Shirley Caldwell of DeKalb County, near Atlanta, had the same experience. She sent her son off to college several years ago, and had to fill out the FAFSA for her daughter last year.
“When I logged in to do my daughter, it asked if I had another student, and just filled everything out,” she said, adding that it took maybe half an hour.
About 57 percent of last year’s high school seniors filled out the FAFSA, according to the National College Access Network. Georgia ranked 25th nationally, at about 56 percent, the network’s data shows.
Louisiana is the only state that requires all public school students to fill out the FAFSA before graduating from high school, unless they get a waiver. Illinois and Texas passed similar laws this year.
Georgia Congresswoman Lucy McBath last month co-sponsored a resolution to make it easier for low-income students to fill out the FAFSA by allowing them to bypass some financial information requested on the application.

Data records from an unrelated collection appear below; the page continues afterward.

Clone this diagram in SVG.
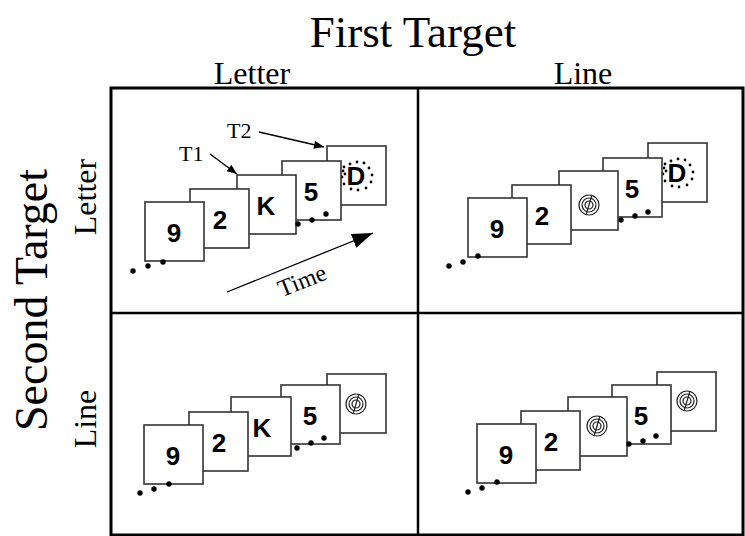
<svg xmlns="http://www.w3.org/2000/svg" xmlns:xlink="http://www.w3.org/1999/xlink" width="745" height="536" viewBox="0 0 745 536">
  <style>
    .serif { font-family: "Liberation Serif", "Times New Roman", serif; fill: #000; }
    .card { fill: #fff; stroke: #333; stroke-width: 1.6; }
    .glyph { font-family: "Liberation Sans", Arial, sans-serif; font-weight: bold; font-size: 26px; text-anchor: middle; fill: #000; }
    .frame { fill: none; stroke: #000; stroke-width: 3; }
    .divider { stroke: #000; stroke-width: 2.5; }
    .dot { fill: #000; }
    .ring { fill: none; stroke: #222; stroke-width: 1.2; }
    .arrow { stroke: #000; stroke-width: 1.3; fill: none; }
  </style>
  <defs>
    <!-- concentric rings with a slanted stroke: the "line" target -->
    <g id="rings">
      <circle class="ring" r="10"/>
      <circle class="ring" r="7"/>
      <circle class="ring" r="4"/>
      <line class="ring" x1="3" y1="-10" x2="-3" y2="10" stroke-width="1.4"/>
    </g>
    <!-- letter D surrounded by a ring of small dots -->
    <g id="dottedD">
      <text class="glyph" x="-1" y="9" font-size="25">D</text>
      <g class="dot">
        <circle cx="-13" cy="-9" r="1.4"/>
        <circle cx="-7" cy="-12" r="1.4"/>
        <circle cx="0" cy="-14" r="1.4"/>
        <circle cx="7" cy="-13" r="1.4"/>
        <circle cx="12" cy="-8" r="1.4"/>
        <circle cx="15" cy="-1" r="1.4"/>
        <circle cx="14" cy="6" r="1.4"/>
        <circle cx="9" cy="12" r="1.4"/>
        <circle cx="1" cy="14" r="1.4"/>
        <circle cx="-6" cy="13" r="1.4"/>
        <circle cx="-13" cy="8" r="1.4"/>
        <circle cx="-15" cy="1" r="1.4"/>
        <circle cx="-12" cy="-2" r="1.4"/>
        <circle cx="-14" cy="-5" r="1.4"/>
      </g>
    </g>
    <marker id="headSmall" viewBox="0 0 10 8" refX="10" refY="4" markerWidth="11" markerHeight="8" markerUnits="userSpaceOnUse" orient="auto">
      <path d="M0,0 L10,4 L0,8 Z" fill="#000"/>
    </marker>
    <marker id="headLarge" viewBox="0 0 20 14" refX="20" refY="7" markerWidth="21" markerHeight="15" markerUnits="userSpaceOnUse" orient="auto">
      <path d="M0,0 L20,7 L0,14 Z" fill="#000"/>
    </marker>
  </defs>

  <!-- headings -->
  <g id="headings">
    <text class="serif" x="413" y="47" font-size="45" text-anchor="middle">First Target</text>
    <text class="serif" x="252" y="84" font-size="32" text-anchor="middle">Letter</text>
    <text class="serif" x="583" y="84" font-size="32" text-anchor="middle">Line</text>
    <text class="serif" font-size="46" text-anchor="middle" transform="translate(47,300) rotate(-90)">Second Target</text>
    <text class="serif" font-size="32" text-anchor="middle" transform="translate(96,197) rotate(-90)">Letter</text>
    <text class="serif" font-size="32" text-anchor="middle" transform="translate(96,419) rotate(-90)">Line</text>
  </g>

  <!-- grid -->
  <g id="grid">
    <rect class="frame" x="111" y="88" width="632" height="447"/>
    <line class="divider" x1="418" y1="88" x2="418" y2="535"/>
    <line class="divider" x1="111" y1="313" x2="743" y2="313"/>
  </g>

  <!-- letter / letter -->
  <g id="cell-letter-letter">
    <g id="ll-5"><rect class="card" x="327" y="146" width="59" height="59"/><use href="#dottedD" x="357" y="176"/></g>
    <g id="ll-4"><rect class="card" x="282" y="161" width="59" height="59"/><text class="glyph" x="311" y="201">5</text></g>
    <g id="ll-3"><rect class="card" x="237" y="175" width="59" height="59"/><text class="glyph" x="266" y="215">K</text></g>
    <g id="ll-2"><rect class="card" x="190" y="189" width="59" height="59"/><text class="glyph" x="220" y="229">2</text></g>
    <g id="ll-1"><rect class="card" x="145" y="202" width="59" height="59"/><text class="glyph" x="174" y="242">9</text></g>
    <g class="dot">
      <circle cx="133" cy="271" r="2.7"/><circle cx="148" cy="266" r="2.7"/><circle cx="163" cy="262" r="2.7"/>
      <circle cx="298" cy="224" r="2.7"/><circle cx="312" cy="220" r="2.7"/><circle cx="326" cy="214" r="2.7"/>
    </g>
  </g>

  <!-- line / letter -->
  <g id="cell-line-letter">
    <g id="nl-5"><rect class="card" x="648" y="143" width="59" height="59"/><use href="#dottedD" x="678" y="173"/></g>
    <g id="nl-4"><rect class="card" x="603" y="158" width="59" height="59"/><text class="glyph" x="632" y="198">5</text></g>
    <g id="nl-3"><rect class="card" x="559" y="171" width="59" height="59"/><use href="#rings" x="589" y="205"/></g>
    <g id="nl-2"><rect class="card" x="512" y="185" width="59" height="59"/><text class="glyph" x="542" y="225">2</text></g>
    <g id="nl-1"><rect class="card" x="468" y="198" width="59" height="59"/><text class="glyph" x="497" y="238">9</text></g>
    <g class="dot">
      <circle cx="449" cy="266" r="2.7"/><circle cx="463" cy="262" r="2.7"/><circle cx="478" cy="256" r="2.7"/>
      <circle cx="621" cy="220" r="2.7"/><circle cx="635" cy="216" r="2.7"/><circle cx="648" cy="212" r="2.7"/>
    </g>
  </g>

  <!-- letter / line -->
  <g id="cell-letter-line">
    <g id="lr-5"><rect class="card" x="327" y="374" width="59" height="59"/><use href="#rings" x="356" y="404"/></g>
    <g id="lr-4"><rect class="card" x="281" y="385" width="59" height="59"/><text class="glyph" x="310" y="425">5</text></g>
    <g id="lr-3"><rect class="card" x="231" y="397" width="60" height="59"/><text class="glyph" x="262" y="437">K</text></g>
    <g id="lr-2"><rect class="card" x="189" y="412" width="59" height="59"/><text class="glyph" x="219" y="452">2</text></g>
    <g id="lr-1"><rect class="card" x="144" y="425" width="59" height="59"/><text class="glyph" x="173" y="465">9</text></g>
    <g class="dot">
      <circle cx="140" cy="493" r="2.7"/><circle cx="154" cy="489" r="2.7"/><circle cx="169" cy="484" r="2.7"/>
      <circle cx="297" cy="448" r="2.7"/><circle cx="311" cy="443" r="2.7"/><circle cx="324" cy="438" r="2.7"/>
    </g>
  </g>

  <!-- line / line -->
  <g id="cell-line-line">
    <g id="nn-5"><rect class="card" x="657" y="372" width="59" height="59"/><use href="#rings" x="687" y="401"/></g>
    <g id="nn-4"><rect class="card" x="612" y="385" width="59" height="59"/><text class="glyph" x="641" y="425">5</text></g>
    <g id="nn-3"><rect class="card" x="568" y="397" width="59" height="59"/><use href="#rings" x="597" y="426"/></g>
    <g id="nn-2"><rect class="card" x="521" y="411" width="59" height="59"/><text class="glyph" x="551" y="451">2</text></g>
    <g id="nn-1"><rect class="card" x="477" y="424" width="59" height="59"/><text class="glyph" x="506" y="464">9</text></g>
    <g class="dot">
      <circle cx="468" cy="492" r="2.7"/><circle cx="482" cy="488" r="2.7"/><circle cx="497" cy="482" r="2.7"/>
      <circle cx="629" cy="444" r="2.7"/><circle cx="643" cy="441" r="2.7"/><circle cx="656" cy="436" r="2.7"/>
    </g>
  </g>

  <!-- target pointers and time axis -->
  <g id="connectors">
    <line class="arrow" x1="259" y1="132" x2="324" y2="147" marker-end="url(#headSmall)"/>
    <line class="arrow" x1="210" y1="154" x2="237" y2="174" marker-end="url(#headSmall)"/>
    <line class="arrow" x1="227" y1="292" x2="373" y2="233" marker-end="url(#headLarge)"/>
  </g>
  <g id="labels">
    <text class="serif" x="227" y="138" font-size="22">T2</text>
    <text class="serif" x="179" y="161" font-size="22">T1</text>
    <text class="serif" font-size="24" text-anchor="middle" transform="translate(305,288) rotate(-21.8)">Time</text>
  </g>
</svg>
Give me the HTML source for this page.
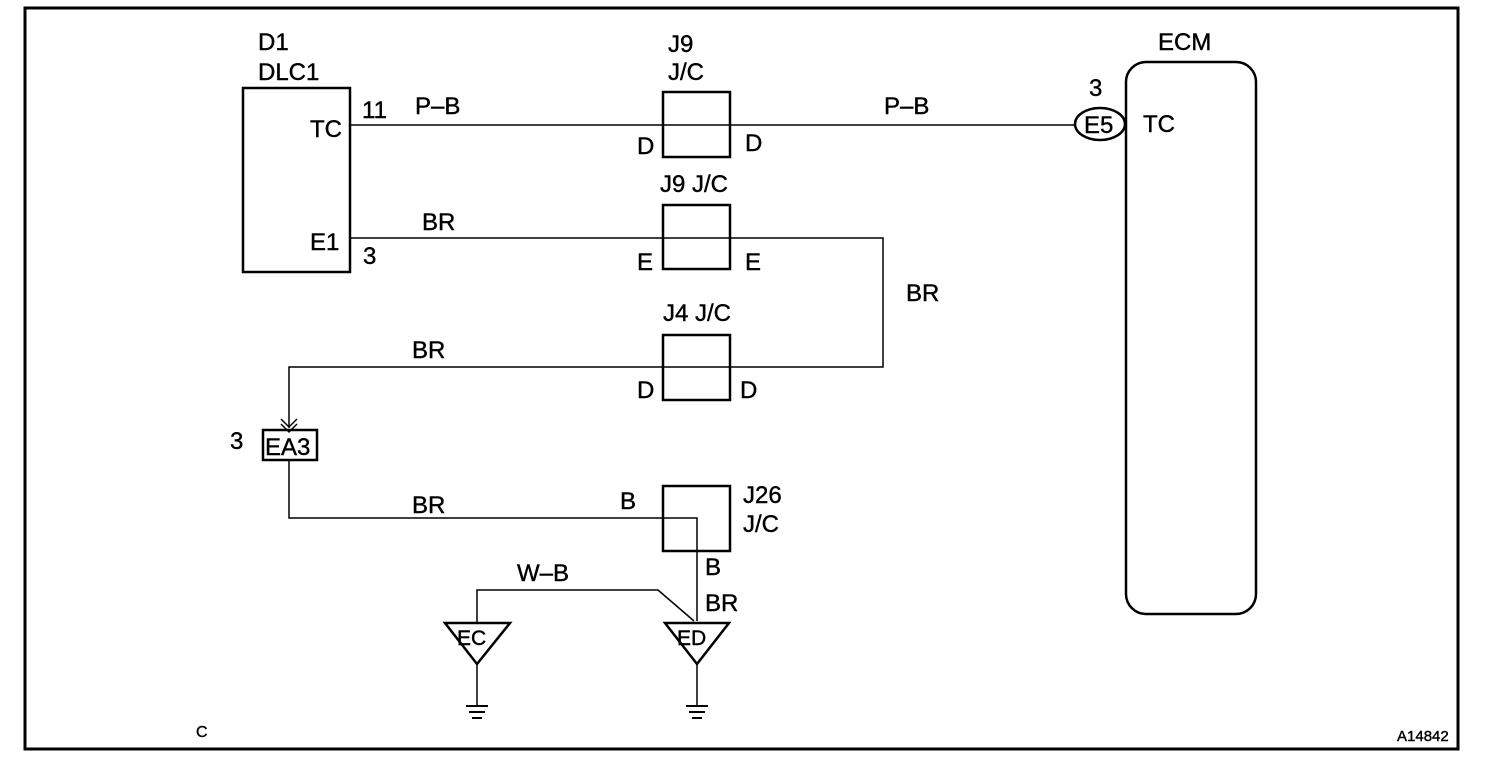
<!DOCTYPE html>
<html><head><meta charset="utf-8"><style>
html,body{margin:0;padding:0;background:#fff;}
svg{display:block;}
text{font-family:"Liberation Sans",Arial,sans-serif;font-size:24px;fill:#000;stroke:#000;stroke-width:0.4;}
</style></head><body>
<svg width="1504" height="768" viewBox="0 0 1504 768" xmlns="http://www.w3.org/2000/svg">
<rect x="25" y="8" width="1433" height="741" fill="none" stroke="#000" stroke-width="3"/>
<g fill="none" stroke="#000">
<rect x="243" y="88" width="107" height="184" stroke-width="2.5"/>
<rect x="663" y="92" width="67" height="65" stroke-width="2.5"/>
<rect x="663" y="205" width="67" height="64" stroke-width="2.5"/>
<rect x="663" y="335" width="67" height="65" stroke-width="2.5"/>
<rect x="663" y="486" width="67" height="65" stroke-width="2.5"/>
<rect x="1126" y="62" width="130" height="552" rx="20" stroke-width="2.5"/>
<ellipse cx="1100" cy="124" rx="25" ry="16" stroke-width="2.5"/>
<g stroke-width="1.5">
<line x1="350" y1="125" x2="1075" y2="125"/>
<polyline points="350,238 883,238 883,367 289,367 289,428"/>
<polyline points="289,460 289,518 697,518 697,621"/>
<polyline points="477,622 477,590 658,590 694,621"/>
<line x1="477" y1="662" x2="477" y2="705"/>
<line x1="697" y1="662" x2="697" y2="705"/>
</g>
<polyline points="281,419 289,427 297,419" stroke-width="1.5"/>
<polyline points="281,424 289,432 297,424" stroke-width="1.5"/>
<rect x="263" y="430" width="54" height="30" stroke-width="2.5"/>
<polygon points="445,623 510,623 477,664" stroke-width="2.5"/>
<polygon points="665,623 729,623 697,664" stroke-width="2.5"/>
<g stroke-width="2">
<line x1="466" y1="706" x2="488" y2="706"/><line x1="469" y1="712" x2="485" y2="712"/><line x1="472" y1="718" x2="482" y2="718"/>
<line x1="686" y1="706" x2="708" y2="706"/><line x1="689" y1="712" x2="705" y2="712"/><line x1="692" y1="718" x2="702" y2="718"/>
</g>
</g>
<text x="258" y="50">D1</text>
<text x="258" y="80">DLC1</text>
<text x="310" y="137">TC</text>
<text x="310" y="250">E1</text>
<text x="362" y="118">11</text>
<text x="363" y="264">3</text>
<text x="415" y="114">P–B</text>
<text x="422" y="230">BR</text>
<text x="668" y="52">J9</text>
<text x="668" y="80">J/C</text>
<text x="637" y="154">D</text>
<text x="745" y="151">D</text>
<text x="660" y="192">J9 J/C</text>
<text x="637" y="270">E</text>
<text x="745" y="270">E</text>
<text x="906" y="301">BR</text>
<text x="663" y="321">J4 J/C</text>
<text x="412" y="358">BR</text>
<text x="637" y="398">D</text>
<text x="740" y="398">D</text>
<text x="884" y="114">P–B</text>
<text x="1089" y="96">3</text>
<text x="1084" y="133">E5</text>
<text x="1143" y="132">TC</text>
<text x="1158" y="50">ECM</text>
<text x="230" y="449">3</text>
<text x="265" y="455">EA3</text>
<text x="412" y="513">BR</text>
<text x="620" y="509">B</text>
<text x="743" y="503">J26</text>
<text x="743" y="532">J/C</text>
<text x="705" y="575">B</text>
<text x="517" y="581">W–B</text>
<text x="705" y="611">BR</text>
<text x="457" y="645" style="font-size:21px">EC</text>
<text x="677" y="645" style="font-size:21px">ED</text>
<text x="196" y="737" style="font-size:16px">C</text>
<text x="1397" y="741" style="font-size:15px">A14842</text>
</svg>
</body></html>
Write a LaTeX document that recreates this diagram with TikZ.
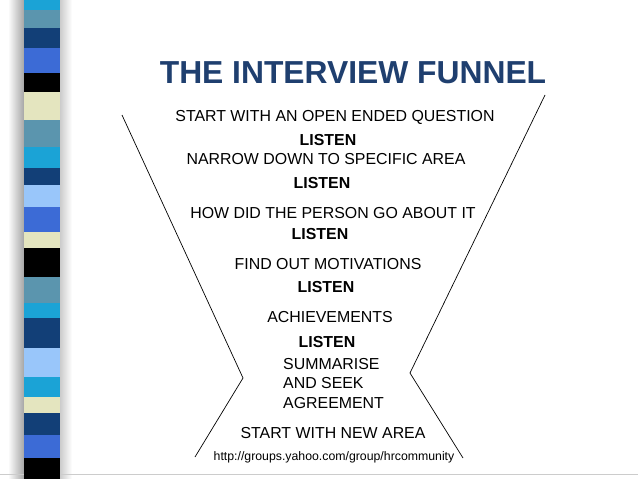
\documentclass[tikz,border=0pt]{standalone}
\usepackage{fontspec}
\setmainfont{Liberation Sans}
\begin{document}
\begin{tikzpicture}[x=1pt,y=-1pt,
  txt/.style={font=\fontsize{15.9}{18}\selectfont,inner sep=0pt,anchor=center},
  lis/.style={txt,font=\fontsize{15.9}{18}\selectfont\bfseries},
  fl/.style={draw=black,line width=0.7pt}]
\useasboundingbox (0,0) rectangle (638,479);
\fill[white] (0,0) rectangle (638,479);
% shadow
\shade[left color=white,right color=gray!70] (8,0) rectangle (24,479);
\shade[left color=gray!40,right color=white] (60,0) rectangle (72,479);
\draw[gray!40,line width=1pt] (0,474) -- (638,474);
% stripes
\foreach \a/\b/\c in {0/10/1BA3D6,10/28/5B95AE,28/48/123F77,48/73/3C6BD6,73/92/000000,92/120/E4E5BF,120/147/5B95AE,147/168/1BA3D6,168/185/123F77,185/207/99C6FA,207/232/3C6BD6,232/248/E4E5BF,248/277/000000,277/303/5B95AE,303/318/1BA3D6,318/348/123F77,348/377/99C6FA,377/397/1BA3D6,397/413/E4E5BF,413/435/123F77,435/458/3C6BD6,458/479/000000}{
  \definecolor{sc}{HTML}{\c}
  \fill[sc] (24,\a) rectangle (60,\b);
}
\definecolor{title}{HTML}{1F3F6F}
\node[font=\fontsize{31.8}{36}\selectfont\bfseries,text=title,inner sep=0pt] (t) at (353,73) {THE INTERVIEW FUNNEL};
% funnel
\coordinate (l1) at (122,115); \coordinate (l2) at (243,378); \coordinate (l3) at (195,457);
\coordinate (r1) at (545,95); \coordinate (r2) at (410,373); \coordinate (r3) at (463,458);
\draw[fl] (l1) -- (l2) -- (l3);
\draw[fl] (r1) -- (r2) -- (r3);
\node[txt] (a1) at (335,117) {START WITH AN OPEN ENDED QUESTION};
\node[lis] (b1) at (328,140) {LISTEN};
\node[txt] (a2) at (326,159) {NARROW DOWN TO SPECIFIC AREA};
\node[lis] (b2) at (322,183) {LISTEN};
\node[txt] (a3) at (333,213) {HOW DID THE PERSON GO ABOUT IT};
\node[lis] (b3) at (320,234) {LISTEN};
\node[txt] (a4) at (328,264) {FIND OUT MOTIVATIONS};
\node[lis] (b4) at (326,287) {LISTEN};
\node[txt] (a5) at (330,317) {ACHIEVEMENTS};
\node[lis] (b5) at (327,342) {LISTEN};
\node[txt,anchor=west] (s1) at (283,364) {SUMMARISE};
\node[txt,anchor=west] (s2) at (283,383) {AND SEEK};
\node[txt,anchor=west] (s3) at (283,403) {AGREEMENT};
\node[txt] (a6) at (333,433) {START WITH NEW AREA};
\node[txt,font=\fontsize{12.3}{14}\selectfont] (u) at (334,457) {http://groups.yahoo.com/group/hrcommunity};
\end{tikzpicture}
\end{document}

“Students and their families spend long hours navigating the overcomplicated financial aid process. The HOPE for FAFSA Act will simplify that system and make it easier for our kids to get the financial aid they need,” the Democrat from north metro Atlanta said in a statement.
But complexity may not be the only reason many avoid the form.
Tom Maiellaro of Atlanta knew financial aid was distributed on a first-come, first-served basis, so he was eagerly clicking the send button at 5 a.m. on Oct. 1 when he filled out the form for his oldest son. The reward for his efforts: a “pittance,” he said.
Once complete, the form indicates how much money parents can afford to pay. Maiellaro thought the number was ridiculous. “I looked at my wife and said, ‘We’re not getting anything.'”
Parents should still fill it out, he advised. As with Christmas, though, it’s probably best to imagine a fruitcake in that pretty box.
“Just go into it with an open mind, but you’re probably not going to get anything.”